The orange dotted line reflects the predicted trend of the EWMA algorithm among various pollutants. As can be seen from the figure, the EWMA algorithm is very effective for the processing of horizontal historical data. Although the prediction of trend or step data has been greatly improved compared with SMA, there is still significant hysteresis. The results of each pollutant concentration prediction are still far from the data released by the official monitoring site.

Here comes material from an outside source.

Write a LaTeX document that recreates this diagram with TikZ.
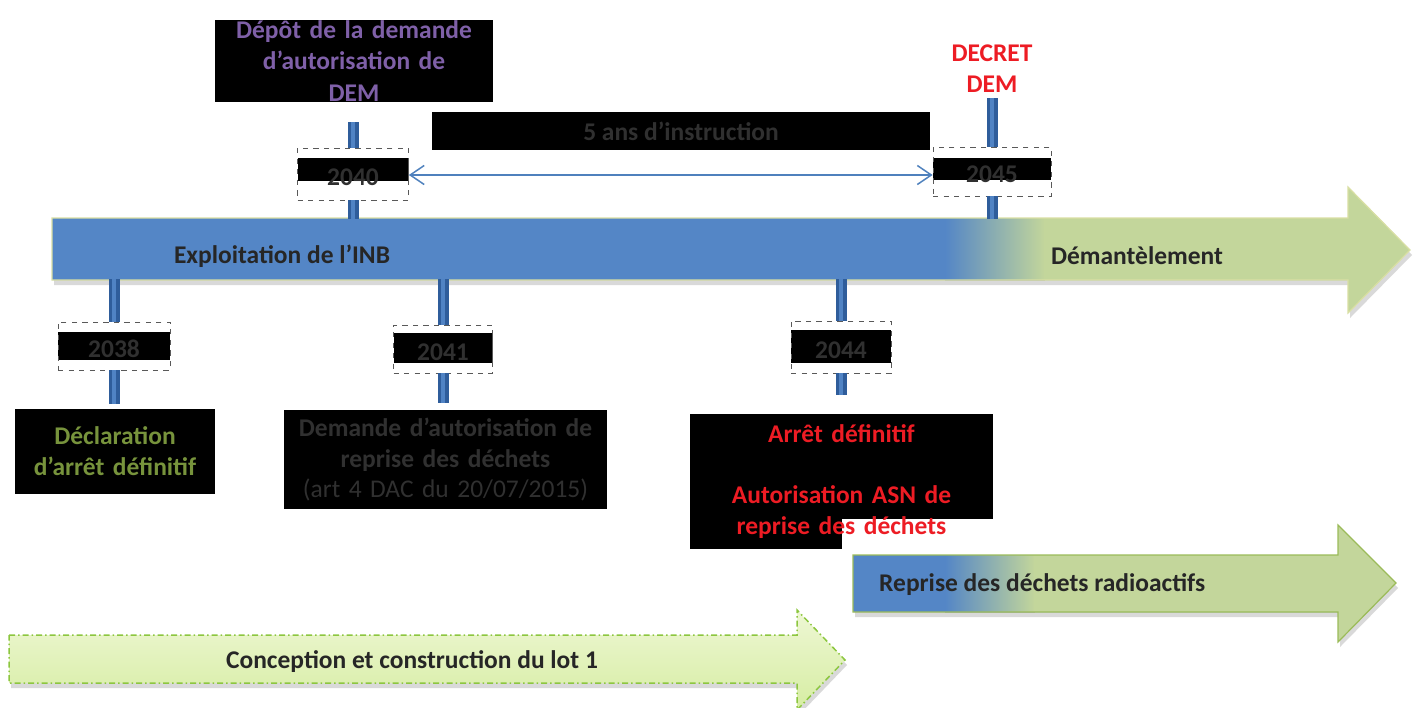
\documentclass[tikz,border=0pt]{standalone}
\usepackage{fontspec}
\setmainfont{Carlito}
\usetikzlibrary{arrows.meta, calc}

\definecolor{inbblue}{HTML}{5486C6}
\definecolor{demgreen}{HTML}{C3D69B}
\definecolor{arrowedge}{HTML}{D9DFA3}
\definecolor{repedge}{HTML}{9BBB59}
\definecolor{lottop}{HTML}{EEF7D4}
\definecolor{lotbot}{HTML}{D6EDA2}
\definecolor{lotedge}{HTML}{8CC63F}
\definecolor{postdark}{HTML}{2F5D9B}
\definecolor{postlight}{HTML}{5083C4}
\definecolor{linkblue}{HTML}{4F81BD}
\definecolor{txtdark}{HTML}{262626}
\definecolor{txtgrey}{HTML}{303030}
\definecolor{txtpurple}{HTML}{7F60A8}
\definecolor{txtred}{HTML}{ED1C24}
\definecolor{txtgreen}{HTML}{77933C}

\def\px{0.02cm}

\tikzset{
  post/.style={draw=postdark, line width=3.5*\px, double=postlight, double distance=4*\px},
  datebox/.style n args={4}{draw=black!65, dashed, fill=white, inner sep=0pt,
    minimum width=#1*\px, minimum height=#2*\px, text=txtgrey,
    text height=22*\px, text depth=0pt,
    path picture={\fill[black] ($(path picture bounding box.north west)+(0,#3)$)
      rectangle ($(path picture bounding box.north east)+(0,#4)$);}},
  textbox/.style={fill=black, align=center, inner sep=0pt},
  bartext/.style={text=txtdark},
  instrarrow/.style={draw=linkblue, line width=1.5*\px, <->, >={Straight Barb[length=2.8mm, width=3.8mm]}}
}

\begin{document}
\begin{tikzpicture}[x=\px, y={(0,-\px)},
    every node/.append style={font=\fontsize{14.5}{17.6}\selectfont\bfseries}]
    \useasboundingbox (0,0) rectangle (1420,707);
    % Main arrow: exploitation, then dismantling
    \def\inbarrow{(52,218) -- (1348,218) -- (1348,187) -- (1410,250) -- (1348,313) -- (1348,280) -- (52,280) -- cycle}
    \fill[black, opacity=0.15, shift={(2,5)}] \inbarrow;
    \fill[inbblue] \inbarrow;
    \begin{scope}
        \clip \inbarrow;
        \fill[left color=inbblue, right color=demgreen] (945,180) rectangle (1045,320);
        \fill[demgreen] (1044,180) rectangle (1420,320);
    \end{scope}
    \draw[arrowedge, line width=1.2*\px] \inbarrow;
    \coordinate (inbtop) at (0,219);
    \coordinate (inbbot) at (0,279);
    \node[bartext] (inb) at (282,256) {Exploitation de l’INB};
    \node[bartext] (dem) at (1137,256) {Démantèlement};
    % Waste retrieval arrow
    \def\reparrow{(853,555) -- (1338,555) -- (1338,525) -- (1396,583) -- (1338,642) -- (1338,612) -- (853,612) -- cycle}
    \fill[black, opacity=0.15, shift={(2,5)}] \reparrow;
    \fill[inbblue] \reparrow;
    \begin{scope}
        \clip \reparrow;
        \fill[left color=inbblue, right color=demgreen] (945,520) rectangle (1035,650);
        \fill[demgreen] (1034,520) rectangle (1420,650);
    \end{scope}
    \draw[repedge, line width=1.2*\px] \reparrow;
    \node[bartext, anchor=west] (rep) at (873,585) {Reprise des déchets radioactifs};
    % Design and construction arrow
    \def\lotarrow{(9,635) -- (797,635) -- (797,610) -- (845,660) -- (797,710) -- (797,683) -- (9,683) -- cycle}
    \fill[black, opacity=0.15, shift={(2,5)}] \lotarrow;
    \draw[lotedge, line width=1.5*\px, top color=lottop, bottom color=lotbot,
        dash pattern=on 6*\px off 3*\px on 1.5*\px off 3*\px] \lotarrow;
    \node[bartext] (lot) at (412,662) {Conception et construction du lot 1};
    % Texts above the timeline
    \node[textbox, text=txtpurple, text width=278*\px,
        font=\fontsize{14.5}{18}\selectfont\bfseries] (dep) at (354,61)
        {Dépôt de la demande\\ d’autorisation de\\ DEM};
    \node[align=center, text=txtred] (decret) at (992,69) {DECRET\\ DEM};
    \node[textbox, text=txtgrey, minimum width=498*\px, minimum height=38*\px] (instr) at (681,131)
        {5 ans d’instruction};
    % Dates above the timeline
    \node[datebox={111}{52}{10}{33}] (d2040) at (353,174) {2040};
    \node[datebox={118}{49}{11}{33}] (d2045) at (992,171.5) {2045};
    \coordinate (p2040) at (353,122);
    \coordinate (p2045) at (992,98);
    \draw[post] (p2040) -- (d2040.north);
    \draw[post] (d2040.south) -- (d2040.south |- inbtop);
    \draw[post] (p2045) -- (d2045.north);
    \draw[post] (d2045.south) -- (d2045.south |- inbtop);
    \draw[instrarrow] (d2040.east |- 0,175) -- (d2045.west |- 0,175);
    % Dates below the timeline
    \node[datebox={112}{48}{10}{38}] (d2038) at (114,346) {2038};
    \node[datebox={99}{48}{8}{38}] (d2041) at (443,349) {2041};
    \node[datebox={100}{52}{9}{42}] (d2044) at (841,347) {2044};
    % Texts below the timeline
    \node[textbox, text=txtgreen, text width=200*\px, minimum height=85*\px] (decl) at (115,451.5)
        {Déclaration\\ d’arrêt définitif};
    \node[textbox, text=txtgrey, text width=323*\px, minimum height=99*\px] (dmd) at (445.5,459.5)
        {Demande d’autorisation de\\ reprise des déchets\\ \mdseries(art 4 DAC du 20/07/2015)};
    \node[textbox, text=txtred, text width=303*\px, minimum height=135*\px,
        path picture={\fill[white] ($(path picture bounding box.south west)+(152,0)$)
            rectangle ($(path picture bounding box.south east)+(0,-30)$);}] (arret) at (841.5,481.5)
        {Arrêt définitif\\[17.6pt] Autorisation ASN de\\ reprise des déchets};
    \draw[post] (d2038.north |- inbbot) -- (d2038.north);
    \draw[post] (d2038.south) -- (d2038.south |- 0,404);
    \draw[post] (d2041.north |- inbbot) -- (d2041.north);
    \draw[post] (d2041.south) -- (d2041.south |- 0,403);
    \draw[post] (d2044.north |- inbbot) -- (d2044.north);
    \draw[post] (d2044.south) -- (d2044.south |- 0,395);
\end{tikzpicture}
\end{document}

The green dotted line reflects the predicted trend of the ARIMA algorithm for various pollutants. Overall, compared with SMA and EWMA, the ARIMA can better reflect the trend of data, whether for horizontal or step data. However, ARIMA requires that the time series data be stable or to be stable after being differentiated, so in a short period of time, ARIMA can get a good prediction effect. When the data suddenly fluctuates, as illustrated in Figure 11a, the concentration of SO₂ suddenly rises at 6:00 and 8:00, ARIMA still shows obvious hysteresis, resulting in large errors in the prediction results.

The red dotted line reflects the prediction trend of the KF for various pollutants. It can be seen from the figures that even though the system uses inexpensive sensors with low precision, the correction of the KF algorithm can make the prediction results of various pollutant concentrations very close to the data of the official monitoring site. The KF can well reflect the trend of the data both in step-type data (Figure 11b) and horizontal data (Figure 11e), showing no obvious hysteresis or very large volatility.

Based on the above analysis and comparison results, the KF is very suitable for the air quality monitoring and prediction system proposed in this paper. After the hyperparameter is determined, the KF does not need to train the historical data. Therefore, the calculation amount of the model is so small during each iteration and update process that it can be completed quickly on the RPi. By correcting the model by the real-time monitoring data of the sensors, the trend of various pollutant concentrations can be accurately reflected, and the problem of low sensor accuracy is solved from the algorithm level.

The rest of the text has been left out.